Skip the pictures and extract all of the lines exactly as written.
● ● ●
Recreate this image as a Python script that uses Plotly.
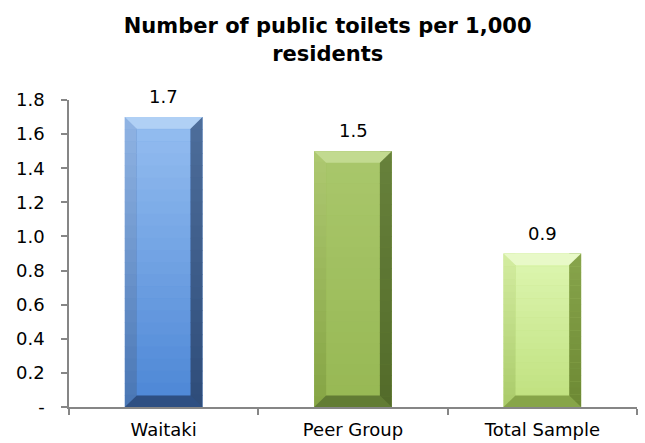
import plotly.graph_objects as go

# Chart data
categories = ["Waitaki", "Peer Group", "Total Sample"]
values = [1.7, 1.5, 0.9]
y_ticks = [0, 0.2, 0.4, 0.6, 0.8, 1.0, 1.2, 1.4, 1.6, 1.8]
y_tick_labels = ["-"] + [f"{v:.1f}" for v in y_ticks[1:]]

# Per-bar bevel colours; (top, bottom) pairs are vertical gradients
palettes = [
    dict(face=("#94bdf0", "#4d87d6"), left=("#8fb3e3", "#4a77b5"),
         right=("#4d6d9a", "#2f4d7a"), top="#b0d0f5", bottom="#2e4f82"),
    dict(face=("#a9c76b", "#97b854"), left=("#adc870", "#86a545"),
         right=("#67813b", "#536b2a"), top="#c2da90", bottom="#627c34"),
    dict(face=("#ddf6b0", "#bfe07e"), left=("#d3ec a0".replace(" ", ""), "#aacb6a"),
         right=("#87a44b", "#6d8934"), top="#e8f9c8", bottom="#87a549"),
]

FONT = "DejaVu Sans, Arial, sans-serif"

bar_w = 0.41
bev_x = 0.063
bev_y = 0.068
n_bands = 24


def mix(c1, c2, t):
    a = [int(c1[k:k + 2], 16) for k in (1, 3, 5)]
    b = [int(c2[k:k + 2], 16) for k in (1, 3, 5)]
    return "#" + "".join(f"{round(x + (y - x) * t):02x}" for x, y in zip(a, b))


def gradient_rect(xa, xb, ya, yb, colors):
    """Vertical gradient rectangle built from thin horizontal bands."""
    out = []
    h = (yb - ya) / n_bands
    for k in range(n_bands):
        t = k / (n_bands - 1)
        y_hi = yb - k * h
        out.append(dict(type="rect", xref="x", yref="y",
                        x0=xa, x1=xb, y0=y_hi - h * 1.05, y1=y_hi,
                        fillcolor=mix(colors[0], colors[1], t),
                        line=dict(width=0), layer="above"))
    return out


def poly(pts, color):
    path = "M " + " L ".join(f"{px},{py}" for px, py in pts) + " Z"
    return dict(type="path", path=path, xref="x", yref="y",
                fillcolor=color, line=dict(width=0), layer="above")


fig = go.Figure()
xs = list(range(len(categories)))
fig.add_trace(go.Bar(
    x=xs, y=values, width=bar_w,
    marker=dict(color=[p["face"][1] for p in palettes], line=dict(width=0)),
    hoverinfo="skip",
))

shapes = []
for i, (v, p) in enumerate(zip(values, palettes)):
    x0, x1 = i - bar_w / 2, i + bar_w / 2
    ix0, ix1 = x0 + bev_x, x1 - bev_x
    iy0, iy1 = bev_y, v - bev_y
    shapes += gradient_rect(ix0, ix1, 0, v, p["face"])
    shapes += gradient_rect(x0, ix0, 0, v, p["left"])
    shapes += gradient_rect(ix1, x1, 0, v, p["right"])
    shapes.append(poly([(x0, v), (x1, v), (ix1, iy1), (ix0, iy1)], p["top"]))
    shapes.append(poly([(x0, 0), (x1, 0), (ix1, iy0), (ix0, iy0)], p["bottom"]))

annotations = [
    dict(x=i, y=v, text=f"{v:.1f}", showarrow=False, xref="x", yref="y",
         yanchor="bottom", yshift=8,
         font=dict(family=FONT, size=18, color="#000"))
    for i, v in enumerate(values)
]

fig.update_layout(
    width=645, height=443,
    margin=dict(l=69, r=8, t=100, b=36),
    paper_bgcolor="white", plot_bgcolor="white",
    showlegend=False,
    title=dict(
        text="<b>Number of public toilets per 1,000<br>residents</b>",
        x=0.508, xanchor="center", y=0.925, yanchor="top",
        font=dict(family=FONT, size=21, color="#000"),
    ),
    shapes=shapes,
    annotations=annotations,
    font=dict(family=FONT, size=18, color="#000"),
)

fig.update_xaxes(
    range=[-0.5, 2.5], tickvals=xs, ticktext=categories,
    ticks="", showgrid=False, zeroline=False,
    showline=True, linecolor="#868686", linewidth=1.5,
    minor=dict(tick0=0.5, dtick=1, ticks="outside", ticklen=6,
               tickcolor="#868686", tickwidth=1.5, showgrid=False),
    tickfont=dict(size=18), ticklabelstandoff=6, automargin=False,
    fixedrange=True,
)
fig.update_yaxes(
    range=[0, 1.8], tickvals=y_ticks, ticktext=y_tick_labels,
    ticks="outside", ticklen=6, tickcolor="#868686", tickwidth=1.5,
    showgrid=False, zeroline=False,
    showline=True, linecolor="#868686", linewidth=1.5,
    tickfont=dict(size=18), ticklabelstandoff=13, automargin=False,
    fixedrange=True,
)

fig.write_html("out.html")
● ● ●
▸ **Response to this exercise**:
Recreate this image as a Python script that uses Plotly.
import plotly.graph_objects as go

# Chart data
categories = ["Waitaki", "Peer Group", "Total Sample"]
values = [1.7, 1.5, 0.9]
y_ticks = [0, 0.2, 0.4, 0.6, 0.8, 1.0, 1.2, 1.4, 1.6, 1.8]
y_tick_labels = ["-"] + [f"{v:.1f}" for v in y_ticks[1:]]

# Per-bar bevel colours; (top, bottom) pairs are vertical gradients
palettes = [
    dict(face=("#94bdf0", "#4d87d6"), left=("#8fb3e3", "#4a77b5"),
         right=("#4d6d9a", "#2f4d7a"), top="#b0d0f5", bottom="#2e4f82"),
    dict(face=("#a9c76b", "#97b854"), left=("#adc870", "#86a545"),
         right=("#67813b", "#536b2a"), top="#c2da90", bottom="#627c34"),
    dict(face=("#ddf6b0", "#bfe07e"), left=("#d3ec a0".replace(" ", ""), "#aacb6a"),
         right=("#87a44b", "#6d8934"), top="#e8f9c8", bottom="#87a549"),
]

FONT = "DejaVu Sans, Arial, sans-serif"

bar_w = 0.41
bev_x = 0.063
bev_y = 0.068
n_bands = 24


def mix(c1, c2, t):
    a = [int(c1[k:k + 2], 16) for k in (1, 3, 5)]
    b = [int(c2[k:k + 2], 16) for k in (1, 3, 5)]
    return "#" + "".join(f"{round(x + (y - x) * t):02x}" for x, y in zip(a, b))


def gradient_rect(xa, xb, ya, yb, colors):
    """Vertical gradient rectangle built from thin horizontal bands."""
    out = []
    h = (yb - ya) / n_bands
    for k in range(n_bands):
        t = k / (n_bands - 1)
        y_hi = yb - k * h
        out.append(dict(type="rect", xref="x", yref="y",
                        x0=xa, x1=xb, y0=y_hi - h * 1.05, y1=y_hi,
                        fillcolor=mix(colors[0], colors[1], t),
                        line=dict(width=0), layer="above"))
    return out


def poly(pts, color):
    path = "M " + " L ".join(f"{px},{py}" for px, py in pts) + " Z"
    return dict(type="path", path=path, xref="x", yref="y",
                fillcolor=color, line=dict(width=0), layer="above")


fig = go.Figure()
xs = list(range(len(categories)))
fig.add_trace(go.Bar(
    x=xs, y=values, width=bar_w,
    marker=dict(color=[p["face"][1] for p in palettes], line=dict(width=0)),
    hoverinfo="skip",
))

shapes = []
for i, (v, p) in enumerate(zip(values, palettes)):
    x0, x1 = i - bar_w / 2, i + bar_w / 2
    ix0, ix1 = x0 + bev_x, x1 - bev_x
    iy0, iy1 = bev_y, v - bev_y
    shapes += gradient_rect(ix0, ix1, 0, v, p["face"])
    shapes += gradient_rect(x0, ix0, 0, v, p["left"])
    shapes += gradient_rect(ix1, x1, 0, v, p["right"])
    shapes.append(poly([(x0, v), (x1, v), (ix1, iy1), (ix0, iy1)], p["top"]))
    shapes.append(poly([(x0, 0), (x1, 0), (ix1, iy0), (ix0, iy0)], p["bottom"]))

annotations = [
    dict(x=i, y=v, text=f"{v:.1f}", showarrow=False, xref="x", yref="y",
         yanchor="bottom", yshift=8,
         font=dict(family=FONT, size=18, color="#000"))
    for i, v in enumerate(values)
]

fig.update_layout(
    width=645, height=443,
    margin=dict(l=69, r=8, t=100, b=36),
    paper_bgcolor="white", plot_bgcolor="white",
    showlegend=False,
    title=dict(
        text="<b>Number of public toilets per 1,000<br>residents</b>",
        x=0.508, xanchor="center", y=0.925, yanchor="top",
        font=dict(family=FONT, size=21, color="#000"),
    ),
    shapes=shapes,
    annotations=annotations,
    font=dict(family=FONT, size=18, color="#000"),
)

fig.update_xaxes(
    range=[-0.5, 2.5], tickvals=xs, ticktext=categories,
    ticks="", showgrid=False, zeroline=False,
    showline=True, linecolor="#868686", linewidth=1.5,
    minor=dict(tick0=0.5, dtick=1, ticks="outside", ticklen=6,
               tickcolor="#868686", tickwidth=1.5, showgrid=False),
    tickfont=dict(size=18), ticklabelstandoff=6, automargin=False,
    fixedrange=True,
)
fig.update_yaxes(
    range=[0, 1.8], tickvals=y_ticks, ticktext=y_tick_labels,
    ticks="outside", ticklen=6, tickcolor="#868686", tickwidth=1.5,
    showgrid=False, zeroline=False,
    showline=True, linecolor="#868686", linewidth=1.5,
    tickfont=dict(size=18), ticklabelstandoff=13, automargin=False,
    fixedrange=True,
)

fig.write_html("out.html")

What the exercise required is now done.